IVF: Latest Research Shows Negative Effects of High Drug Stimulation

30/10/2015 15:11 GMT | Updated 29/10/2016 10:12 BST

There have been more newspaper headlines than usual about IVF in the last two weeks. A recent Daily Mail article published a report on a scientific paper from the USA concerning the effect the dose of ovarian stimulation during treatment has on the chances of having a baby. This was a very large analysis of more than 650,000 IVF treatment cycles carried out in the USA and it came up with hugely important findings which were of no surprise to me but have caused a stir in the IVF community. It clearly shows that IVF live birth rates reduce significantly with increased doses of follicle stimulating hormone (FSH) injections given during IVF treatment regardless of number of eggs collected. Studies have previously shown that the quality of eggs and embryos can be compromised if we collect high number of eggs and that babies conceived in such cycles are at increased risk of being premature or low birth weight. This is the first time however that it has been convincingly demonstrated that the higher the stimulatory dose of FSH, the lower the chance of success. There is now no case to be made for creating high numbers of eggs by overstimulating the ovaries. It can damage eggs, reduce success rates, cause small babies and endanger women's health. The scientific and economic case for Mild and more Natural IVF treatment is to me unanswerable.

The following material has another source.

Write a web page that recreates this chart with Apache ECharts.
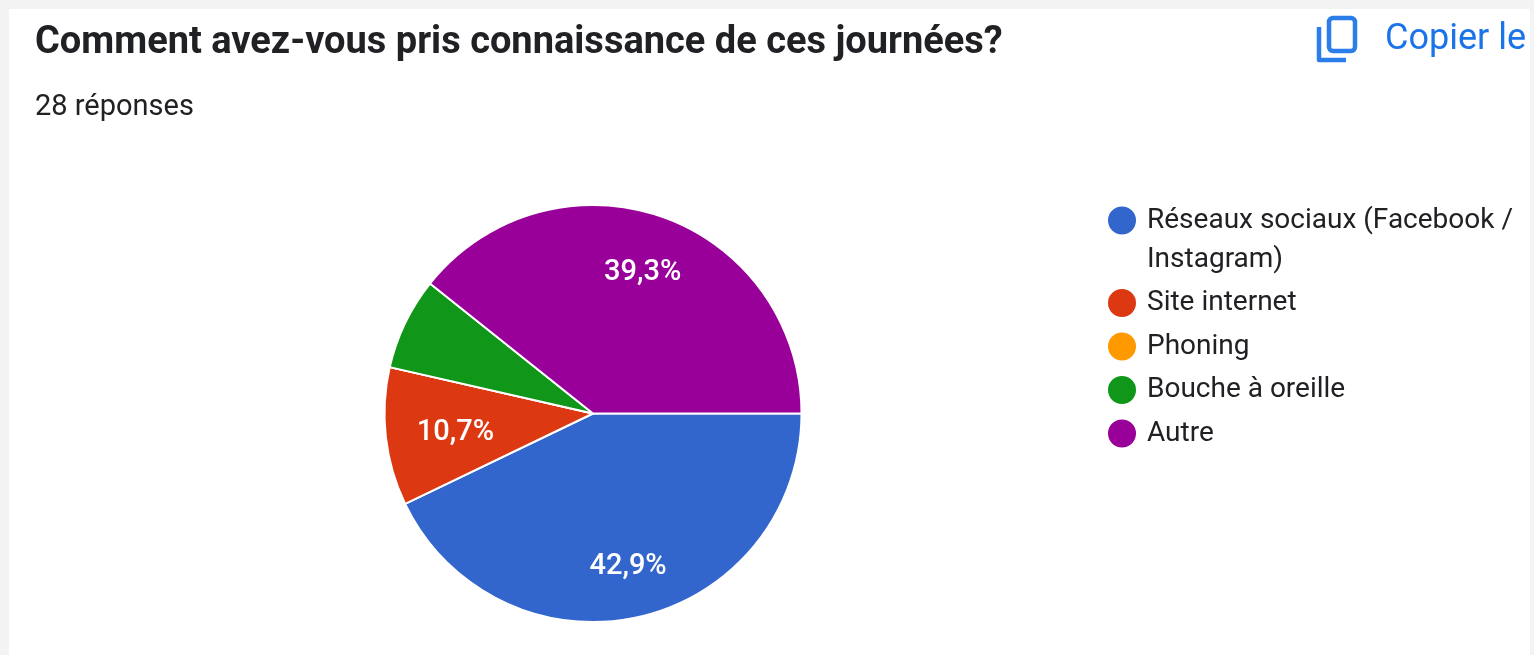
<!DOCTYPE html>
<html><head><meta charset="utf-8">
<style>html,body{margin:0;padding:0;background:#f3f3f3}#c{width:1534px;height:655px}</style>
<script src="https://cdn.jsdelivr.net/npm/echarts@6/dist/echarts.min.js"></script>
</head><body><div id="c"></div>
<script>
const categories = ['Réseaux sociaux (Facebook /\nInstagram)', 'Site internet', 'Phoning', 'Bouche à oreille', 'Autre'];
const counts = [12, 3, 0, 2, 11];
const colors = ['#3366cc', '#dc3912', '#ff9900', '#109618', '#990099'];
const labelTexts = ['42,9%', '10,7%', '', '', '39,3%'];
const labelRadial = [0.735, 0.645, 0.5, 0.5, 0.70];
const labelShiftY = [0, 4, 0, 0, 1];
const titleText = 'Comment avez-vous pris connaissance de ces journées?';
const subtitleText = '28 réponses';
const copyText = 'Copier le';
const FONT = 'Roboto, sans-serif';
const cx = 593, cy = 413.5;

const chart = echarts.init(document.getElementById('c'), null, {renderer: 'canvas'});
chart.setOption({
  backgroundColor: '#f3f3f3',
  animation: false,
  color: colors,
  graphic: [
    {type: 'rect', z: -10, shape: {x: 9, y: 9, width: 1521, height: 650}, style: {fill: '#ffffff'}},
    {type: 'text', x: 35, y: 24, style: {text: titleText, font: '700 38px ' + FONT, fill: '#202124'}},
    {type: 'text', x: 35, y: 93, style: {text: subtitleText, font: '400 29px ' + FONT, fill: '#202124'}},
    {type: 'text', x: 1385, y: 22, style: {text: copyText, font: '400 36px ' + FONT, fill: '#1a73e8'}},
    {type: 'rect', shape: {x: 1329, y: 18, width: 26, height: 33, r: 4}, style: {fill: 'none', stroke: '#2b7de9', lineWidth: 4.5}},
    {type: 'polyline', shape: {points: [[1319, 27], [1319, 60], [1346, 60]]}, style: {fill: 'none', stroke: '#2b7de9', lineWidth: 4.5, lineJoin: 'round'}}
  ],
  legend: {
    orient: 'vertical',
    left: 1106,
    top: 162,
    padding: 0,
    icon: 'circle',
    itemWidth: 30,
    itemHeight: 30,
    itemGap: 4.5,
    selectedMode: false,
    data: categories,
    formatter: name => name.includes('\n') ? '\n' + name : name,
    textStyle: {fontFamily: FONT, fontSize: 28, color: '#202124', lineHeight: 39, padding: [0, 0, 0, 5]}
  },
  series: [{
    type: 'pie',
    center: [cx, cy],
    radius: [0, 208.5],
    startAngle: 0,
    clockwise: true,
    data: categories.map((name, i) => ({name, value: counts[i], label: {show: labelTexts[i] !== ''}})),
    itemStyle: {borderColor: '#ffffff', borderWidth: 2},
    label: {
      position: 'inside',
      color: '#ffffff',
      fontFamily: FONT,
      fontSize: 29,
      fontWeight: 500,
      formatter: p => labelTexts[p.dataIndex]
    },
    labelLine: {show: false},
    labelLayout: p => {
      const lx = p.labelRect.x + p.labelRect.width / 2;
      const ly = p.labelRect.y + p.labelRect.height / 2;
      const k = labelRadial[p.dataIndex] / 0.5 - 1;
      return {dx: (lx - cx) * k, dy: (ly - cy) * k + labelShiftY[p.dataIndex]};
    }
  }]
});
</script></body></html>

Last week, we also saw headlines in virtually all newspapers about increased ovarian cancer risk in women who have undergone IVF with claims that women who have been treated are a third more likely to get ovarian cancer. This large UK study which scrutinised the records of over 255,000 women who had received Assisted Conception treatment in whom 386 ovarian cancers were identified was presented at the large American Fertility Conference (ASRM) in Baltimore and full details have yet to emerge. However the study has high pedigree as it is based on the large MRC study of ovarian cancer screening which has linked its database with that of the HFEA. The study found that the younger a woman was when she began ART treatment, the greater her chances were of developing ovarian cancer, and that the risk of developing cancer was greatest within the first three years of treatment. The causal link is not clearly established in the UK study and we will have to see if these cancers are of the more aggressive type or not. Any ovarian cancer should be a cause for concern and we need further studies to confirm the findings. A large Dutch study in 2011 concluded that ovarian stimulation may increase the risk of ovarian malignancies, especially borderline ovarian tumours.

It has been recognised for some time that women with infertility problems are at a slightly increased risk of developing ovarian cancer but evidence is building up that the addition of ovarian stimulation in IVF treatment increases that risk. In the UK, we need information about stimulation and other drugs and dosages given to women during IVF treatment to understand if there is any link between drugs, high hormone levels and cancer risk. Unfortunately the UK regulator of IVF, Human Fertilisation Embryology Authority does not collect or monitor information about drugs, dosages and detailed protocols in IVF so at the moment we have no way of finding out if women are put at future health risk with drugs and interventions

Different dosages of drugs are used by different clinics, with some clinics even using 600 IU of FSH per day which is very high. Some clinics also give "off label" medication during the implantation phase and early pregnancy. It is concerning that there is no regulation as to what drugs are given and in what dosages.

We need to act now to protect the health and safety of women in IVF. The Parliament must intervene to protect the welfare of women in IVF.